The setup looks less like a traditional IPO and more like a liquidity event for late-stage private holders trying to monetize a narrative peak. When the first print is priced off a multi-trillion anchor, the marginal buyer is usually not long-term fundamental capital but momentum and indexed flow, which tends to create sharp first-week upside followed by a 1-3 month air pocket once lockup/valuation reality starts to matter. The real second-order effect is that every comparable AI/space asset becomes a relative-value victim if SpaceX clears a euphoric multiple; capital will rotate toward the cleanest public proxies rather than chase the new issue indefinitely. The most interesting miss in consensus is that this trade is not only about SpaceX’s business quality, but about how much embedded optionality is being paid for twice. Investors may be implicitly capitalizing launch, satellite broadband, AI adjacency, and X/xAI synergy as if they were additive line items, when in practice the market will likely demand proof that these are monetizable, separable cash flows rather than strategic storytelling.

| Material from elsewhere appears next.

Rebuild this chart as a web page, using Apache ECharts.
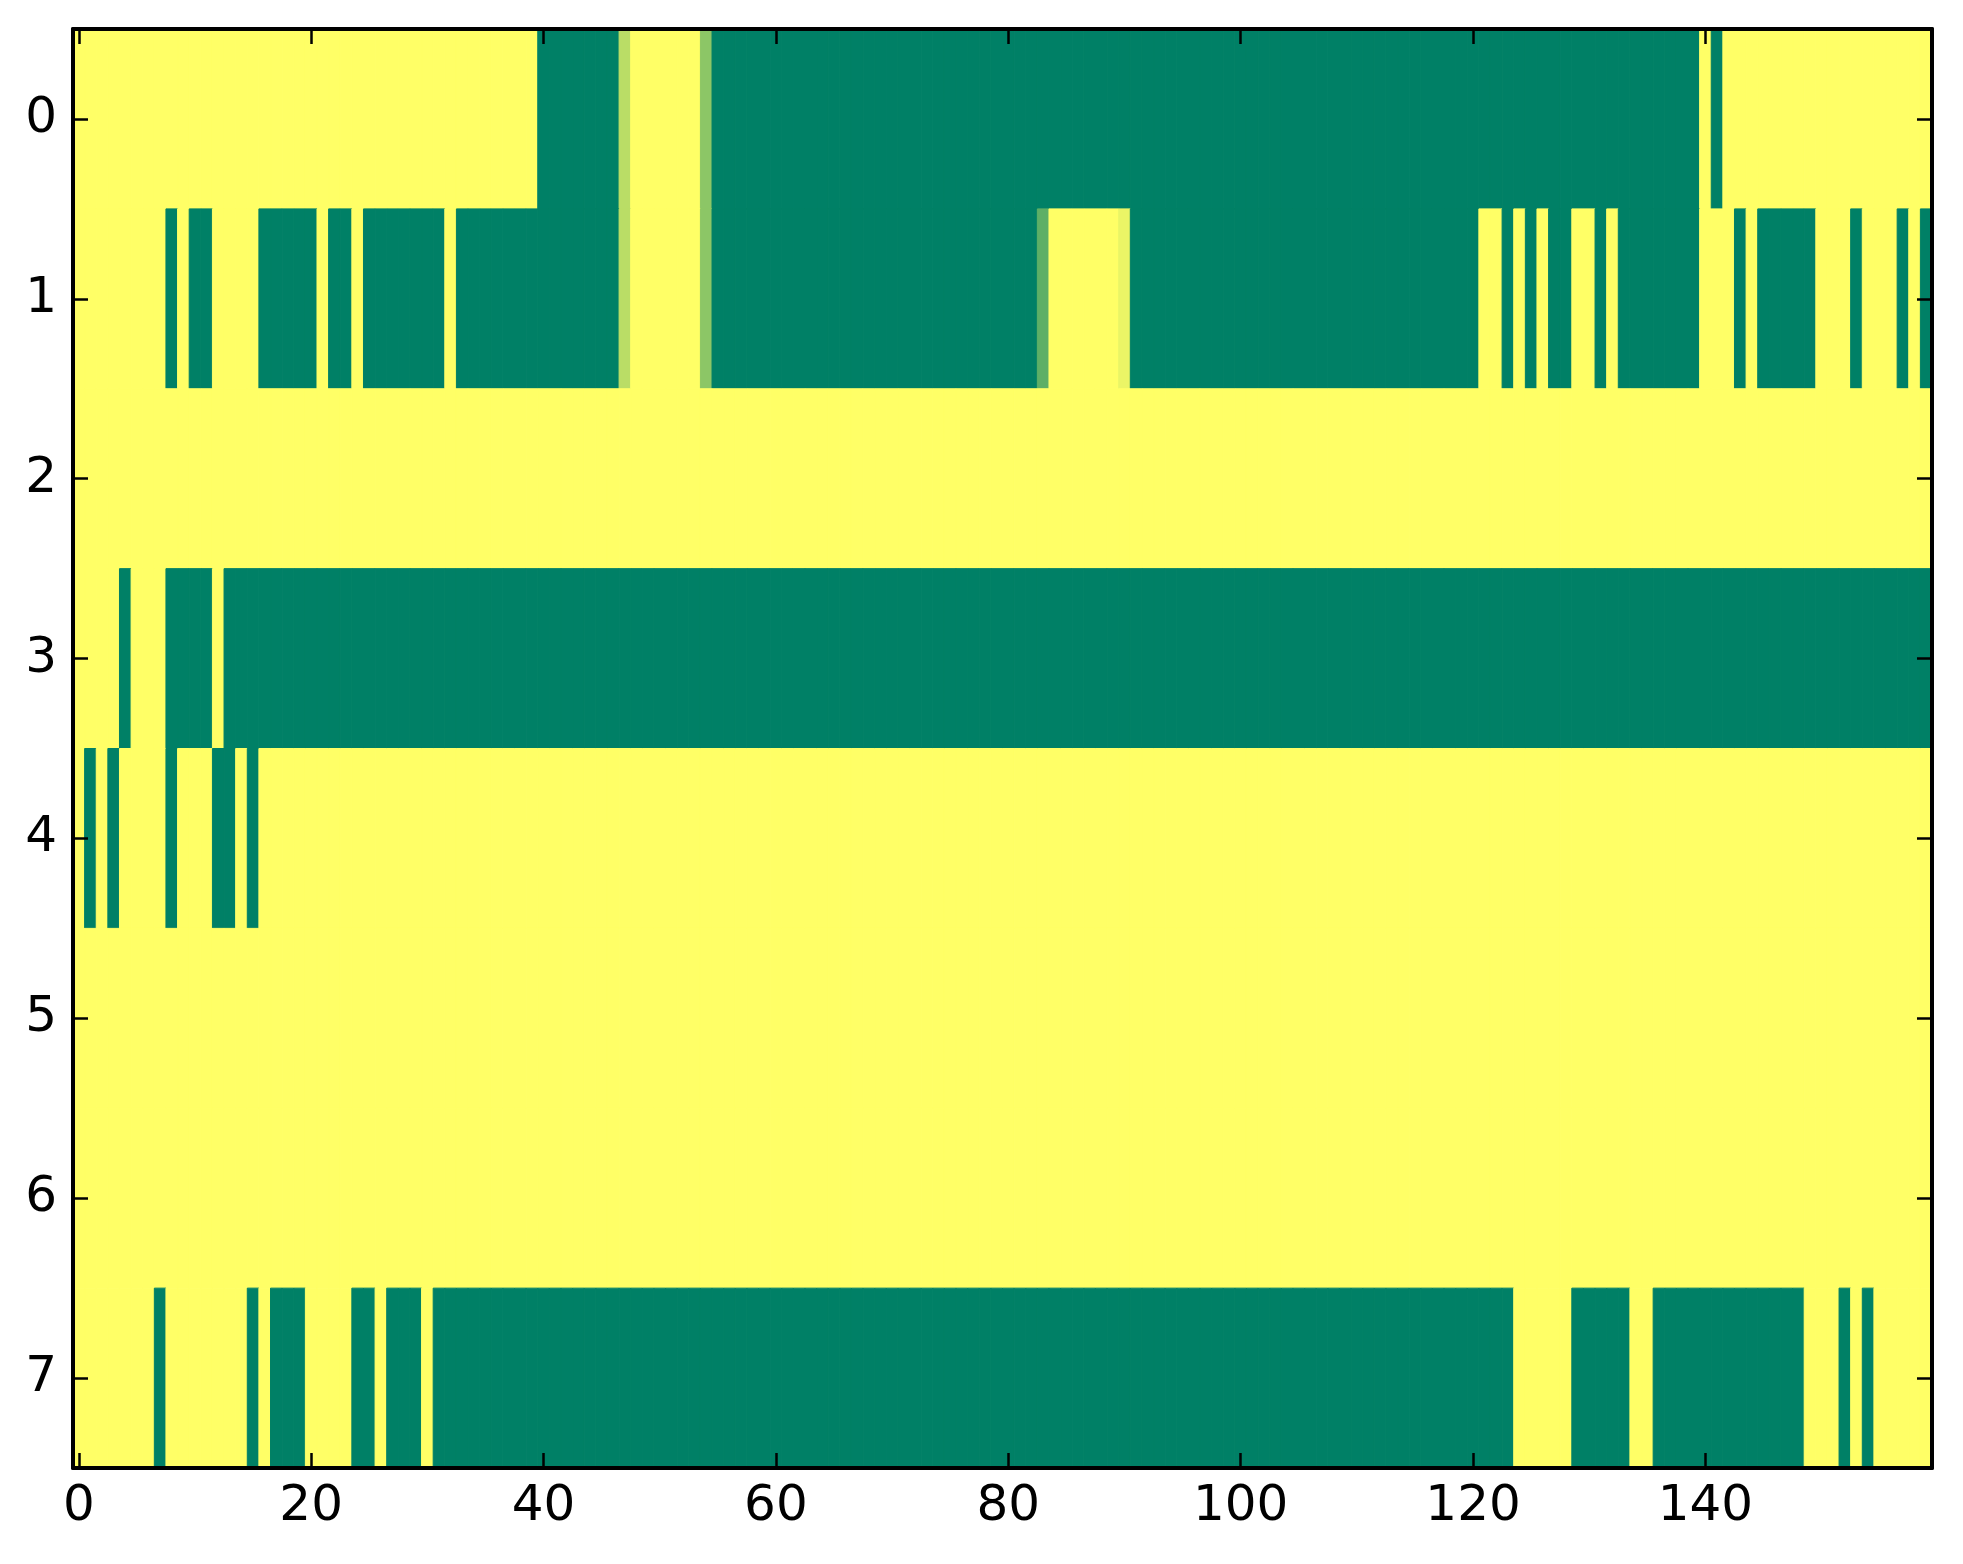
<!DOCTYPE html>
<html>
<head>
<meta charset="utf-8">
<script src="https://cdn.jsdelivr.net/npm/echarts@6/dist/echarts.min.js"></script>
<style>
html,body{margin:0;padding:0;background:#fff;}
#chart{width:1963px;height:1564px;}
</style>
</head>
<body>
<div id="chart"></div>
<script>
// Column categories (0..159) and row categories (0..7)
const xLabels = [
  0,1,2,3,4,5,6,7,8,9,10,11,12,13,14,15,16,17,18,19,
  20,21,22,23,24,25,26,27,28,29,30,31,32,33,34,35,36,37,38,39,
  40,41,42,43,44,45,46,47,48,49,50,51,52,53,54,55,56,57,58,59,
  60,61,62,63,64,65,66,67,68,69,70,71,72,73,74,75,76,77,78,79,
  80,81,82,83,84,85,86,87,88,89,90,91,92,93,94,95,96,97,98,99,
  100,101,102,103,104,105,106,107,108,109,110,111,112,113,114,115,116,117,118,119,
  120,121,122,123,124,125,126,127,128,129,130,131,132,133,134,135,136,137,138,139,
  140,141,142,143,144,145,146,147,148,149,150,151,152,153,154,155,156,157,158,159
];
const yLabels = [0,1,2,3,4,5,6,7];

const row0 = [
  1,1,1,1,1,1,1,1,1,1,1,1,1,1,1,1,1,1,1,1,
  1,1,1,1,1,1,1,1,1,1,1,1,1,1,1,1,1,1,1,1,
  0,0,0,0,0,0,0,0.73,1,1,1,1,1,1,0.55,0,0,0,0,0,
  0,0,0,0,0,0,0,0,0,0,0,0,0,0,0,0,0,0,0,0,
  0,0,0,0,0,0,0,0,0,0,0,0,0,0,0,0,0,0,0,0,
  0,0,0,0,0,0,0,0,0,0,0,0,0,0,0,0,0,0,0,0,
  0,0,0,0,0,0,0,0,0,0,0,0,0,0,0,0,0,0,0,0,
  1,0,1,1,1,1,1,1,1,1,1,1,1,1,1,1,1,1,1,1
];
const row1 = [
  1,1,1,1,1,1,1,1,0,1,0,0,1,1,1,1,0,0,0,0,
  0,1,0,0,1,0,0,0,0,0,0,0,1,0,0,0,0,0,0,0,
  0,0,0,0,0,0,0,0.73,1,1,1,1,1,1,0.55,0,0,0,0,0,
  0,0,0,0,0,0,0,0,0,0,0,0,0,0,0,0,0,0,0,0,
  0,0,0,0.37,1,1,1,1,1,1,0.92,0,0,0,0,0,0,0,0,0,
  0,0,0,0,0,0,0,0,0,0,0,0,0,0,0,0,0,0,0,0,
  0,1,1,0,1,0,1,0,0,1,1,0,1,0,0,0,0,0,0,0,
  1,1,1,0,1,0,0,0,0,0,1,1,1,0,1,1,1,0,1,0
];
const row2 = [
  1,1,1,1,1,1,1,1,1,1,1,1,1,1,1,1,1,1,1,1,
  1,1,1,1,1,1,1,1,1,1,1,1,1,1,1,1,1,1,1,1,
  1,1,1,1,1,1,1,1,1,1,1,1,1,1,1,1,1,1,1,1,
  1,1,1,1,1,1,1,1,1,1,1,1,1,1,1,1,1,1,1,1,
  1,1,1,1,1,1,1,1,1,1,1,1,1,1,1,1,1,1,1,1,
  1,1,1,1,1,1,1,1,1,1,1,1,1,1,1,1,1,1,1,1,
  1,1,1,1,1,1,1,1,1,1,1,1,1,1,1,1,1,1,1,1,
  1,1,1,1,1,1,1,1,1,1,1,1,1,1,1,1,1,1,1,1
];
const row3 = [
  1,1,1,1,0,1,1,1,0,0,0,0,1,0,0,0,0,0,0,0,
  0,0,0,0,0,0,0,0,0,0,0,0,0,0,0,0,0,0,0,0,
  0,0,0,0,0,0,0,0,0,0,0,0,0,0,0,0,0,0,0,0,
  0,0,0,0,0,0,0,0,0,0,0,0,0,0,0,0,0,0,0,0,
  0,0,0,0,0,0,0,0,0,0,0,0,0,0,0,0,0,0,0,0,
  0,0,0,0,0,0,0,0,0,0,0,0,0,0,0,0,0,0,0,0,
  0,0,0,0,0,0,0,0,0,0,0,0,0,0,0,0,0,0,0,0,
  0,0,0,0,0,0,0,0,0,0,0,0,0,0,0,0,0,0,0,0
];
const row4 = [
  1,0,1,0,1,1,1,1,0,1,1,1,0,0,1,0,1,1,1,1,
  1,1,1,1,1,1,1,1,1,1,1,1,1,1,1,1,1,1,1,1,
  1,1,1,1,1,1,1,1,1,1,1,1,1,1,1,1,1,1,1,1,
  1,1,1,1,1,1,1,1,1,1,1,1,1,1,1,1,1,1,1,1,
  1,1,1,1,1,1,1,1,1,1,1,1,1,1,1,1,1,1,1,1,
  1,1,1,1,1,1,1,1,1,1,1,1,1,1,1,1,1,1,1,1,
  1,1,1,1,1,1,1,1,1,1,1,1,1,1,1,1,1,1,1,1,
  1,1,1,1,1,1,1,1,1,1,1,1,1,1,1,1,1,1,1,1
];
const row5 = [
  1,1,1,1,1,1,1,1,1,1,1,1,1,1,1,1,1,1,1,1,
  1,1,1,1,1,1,1,1,1,1,1,1,1,1,1,1,1,1,1,1,
  1,1,1,1,1,1,1,1,1,1,1,1,1,1,1,1,1,1,1,1,
  1,1,1,1,1,1,1,1,1,1,1,1,1,1,1,1,1,1,1,1,
  1,1,1,1,1,1,1,1,1,1,1,1,1,1,1,1,1,1,1,1,
  1,1,1,1,1,1,1,1,1,1,1,1,1,1,1,1,1,1,1,1,
  1,1,1,1,1,1,1,1,1,1,1,1,1,1,1,1,1,1,1,1,
  1,1,1,1,1,1,1,1,1,1,1,1,1,1,1,1,1,1,1,1
];
const row6 = [
  1,1,1,1,1,1,1,1,1,1,1,1,1,1,1,1,1,1,1,1,
  1,1,1,1,1,1,1,1,1,1,1,1,1,1,1,1,1,1,1,1,
  1,1,1,1,1,1,1,1,1,1,1,1,1,1,1,1,1,1,1,1,
  1,1,1,1,1,1,1,1,1,1,1,1,1,1,1,1,1,1,1,1,
  1,1,1,1,1,1,1,1,1,1,1,1,1,1,1,1,1,1,1,1,
  1,1,1,1,1,1,1,1,1,1,1,1,1,1,1,1,1,1,1,1,
  1,1,1,1,1,1,1,1,1,1,1,1,1,1,1,1,1,1,1,1,
  1,1,1,1,1,1,1,1,1,1,1,1,1,1,1,1,1,1,1,1
];
const row7 = [
  1,1,1,1,1,1,1,0,1,1,1,1,1,1,1,0,1,0,0,0,
  1,1,1,1,0,0,1,0,0,0,1,0,0,0,0,0,0,0,0,0,
  0,0,0,0,0,0,0,0,0,0,0,0,0,0,0,0,0,0,0,0,
  0,0,0,0,0,0,0,0,0,0,0,0,0,0,0,0,0,0,0,0,
  0,0,0,0,0,0,0,0,0,0,0,0,0,0,0,0,0,0,0,0,
  0,0,0,0,0,0,0,0,0,0,0,0,0,0,0,0,0,0,0,0,
  0,0,0,0,1,1,1,1,1,0,0,0,0,0,1,1,0,0,0,0,
  0,0,0,0,0,0,0,0,0,1,1,1,0,1,0,1,1,1,1,1
];

const rows = [row0, row1, row2, row3, row4, row5, row6, row7];
const heatData = [];
rows.forEach(function (r, yi) {
  r.forEach(function (v, xi) { heatData.push([xi, yi, v]); });
});

const FONT = 'DejaVu Sans';
const tickStyle = { color: '#000', width: 2.5 };
const lineStyle = { color: '#000', width: 4 };

const chart = echarts.init(document.getElementById('chart'), null, { renderer: 'canvas' });
chart.setOption({
  animation: false,
  backgroundColor: '#ffffff',
  grid: { left: 73, right: 31, top: 29, bottom: 96, containLabel: false },
  xAxis: [
    {
      type: 'category', data: xLabels, position: 'bottom', z: 20,
      axisLine: { show: true, lineStyle: lineStyle },
      axisTick: { show: true, inside: true, length: 15, interval: 19, alignWithLabel: true, lineStyle: tickStyle },
      axisLabel: { show: true, interval: 19, margin: 14, fontFamily: FONT, fontSize: 50, color: '#000' },
      splitLine: { show: false }
    },
    {
      type: 'category', data: xLabels, position: 'top', z: 20,
      axisLine: { show: true, lineStyle: lineStyle },
      axisTick: { show: true, inside: true, length: 15, interval: 19, alignWithLabel: true, lineStyle: tickStyle },
      axisLabel: { show: false },
      splitLine: { show: false }
    }
  ],
  yAxis: [
    {
      type: 'category', data: yLabels, inverse: true, position: 'left', z: 20,
      axisLine: { show: true, lineStyle: lineStyle },
      axisTick: { show: true, inside: true, length: 15, interval: 0, alignWithLabel: true, lineStyle: tickStyle },
      axisLabel: { show: true, interval: 0, margin: 16, fontFamily: FONT, fontSize: 50, color: '#000' },
      splitLine: { show: false }
    },
    {
      type: 'category', data: yLabels, inverse: true, position: 'right', z: 20,
      axisLine: { show: true, lineStyle: lineStyle },
      axisTick: { show: true, inside: true, length: 15, interval: 0, alignWithLabel: true, lineStyle: tickStyle },
      axisLabel: { show: false },
      splitLine: { show: false }
    }
  ],
  visualMap: {
    show: false, type: 'continuous', min: 0, max: 1, dimension: 2, seriesIndex: 0,
    inRange: { color: ['#008066', '#ffff66'] }
  },
  series: [{
    type: 'custom', xAxisIndex: 0, yAxisIndex: 0, z: 2,
    data: heatData,
    encode: { x: 0, y: 1 },
    renderItem: function (params, api) {
      const c = api.coord([api.value(0), api.value(1)]);
      const s = api.size([1, 1]);
      const color = api.visual('color');
      return {
        type: 'rect',
        shape: { x: c[0] - s[0] / 2, y: c[1] - s[1] / 2, width: s[0], height: s[1] },
        style: { fill: color, stroke: color, lineWidth: 1 },
        silent: true
      };
    }
  }]
});
</script>
</body>
</html>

If the company is private through the listing, the first disclosure set will likely compress that story, especially around capex intensity and customer concentration, which can matter more than headline revenue growth in the first 90 days. For public comps, this is modestly negative for META and NVDA on sentiment, but more important for positioning: a giant tech IPO can pull speculative dollars away from high-beta AI winners and into the new issue, temporarily capping multiple expansion. NFLX and INTC are less directly exposed, though any broad re-rating of tech scarcity could help INTC only if the market shifts toward value/turnaround tech rather than pure growth. The highest-probability near-term reversal catalyst is not a bad IPO day, but the first quarter of post-debut numbers if margins or monetization lag the halo narrative; that is where the valuation debate usually resets.